These are two American violin concertos written 
                during wartime within two years of each other. 
              
 
              
Ponce, Mexico's leading composer, allowing for 
                Revueltas and Chavez, dedicated this, his last major composition, 
                to Henryk Szeryng. But for Szeryng's exclusive championship this 
                is the sort of work that, in its indefatigable hoarse lyrical 
                energy, would have been a natural for Heifetz. It has no truck 
                with dodecaphony nor with neo-classical anaemia. It is just an 
                outright singer of a work which you can group with the Barber, 
                the Ivanovs and the Walton. It is romantic to a fault - a lovely 
                piece. 
              
 
              
Miranda Cuckson is not abashed by the various 
                Szeryng recordings nor should she be for hers is a most attentive 
                and loving performance. In case you are wondering, Ponce does 
                not indulge in the percussion experiments of Revueltas or Chavez. 
                He had one world-wide hit in the popular song Estrellita 
                (which was recorded by Heifetz!). There is a reference to it in 
                the strings beneath the soloist's arabesques at the end of the 
                second movement. Interesting to note that this concerto was started 
                shortly after Ponce had completed his guitar concerto, Concierto 
                del Sur, for Segovia. Nationalist feeling is only really noticeable 
                in the finale. 
              
 
              
While Ponce may have had to struggle with less 
                than world class standards in Mexico City, Korngold, a stranger 
                in a strange land, anxious to please and survive, had the pick 
                of world's greatest musicians in California. Many were, like him, 
                refugees from European pogroms. There are parallels in the Korngold 
                work with the Ponce. They both share an access to melodic fluency. 
                However in Korngold's case the concerto gives free rein to an 
                irresistible sentimentality - all schlagobers and coffee. I found 
                the starry in-your-face intimidating lushness of the Heifetz RCA 
                recording a positive turnoff at one time and turned my back on 
                the concerto. My interest was only ignited by Hoelscher's EMI 
                version (now Redline) and the Anima-Mathé Dorian recording. 

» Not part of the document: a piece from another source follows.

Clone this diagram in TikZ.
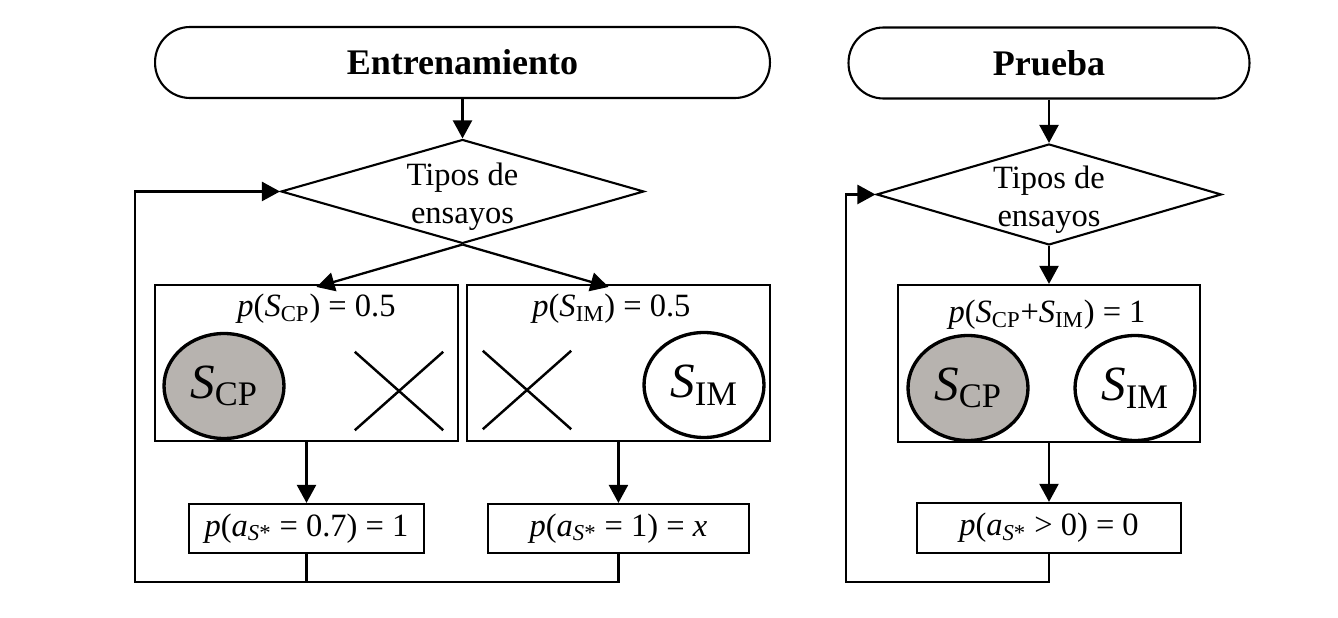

                Anima-Mathé’s more objective approach reaps rewards and 
                presents the concerto without the choking tide of caramel. Cuckson 
                is no Huberman, Heifetz or Kulenkampff but she certainly plays 
                this work convincingly. In this she is aided by 
                the same orchestra that made such a superb job with Serebrier 
                of the Janáček orchestral music (Reference Recordings). 
              
 
              
I liked the Korngold more than my colleague Jonathan 
                Woolf. It will please the collector who buys it for the Ponce 
                and tries the disdained Korngold work. Cuckson really does make 
                a lyrically restrained job of the Romance and Paul Freeman's 
                orchestra accomplishes many caring touches especially in that 
                movement which plays out with vibraphone and a starry firmament 
                of violins. It hardly matters that the thematic material for this 
                work has been appropriated, presumably without contractual problems, 
                from Korngold's Warner Brothers' film scores. 
              
 
              
Certainly worth hearing alongside Hoelscher (EMI Red 
                Line), Mintz (Universal DG), Perlman (EMI) and Anima-Mathé 
                (Dorian) as a freshening relief from Heifetz's relentless hegemony.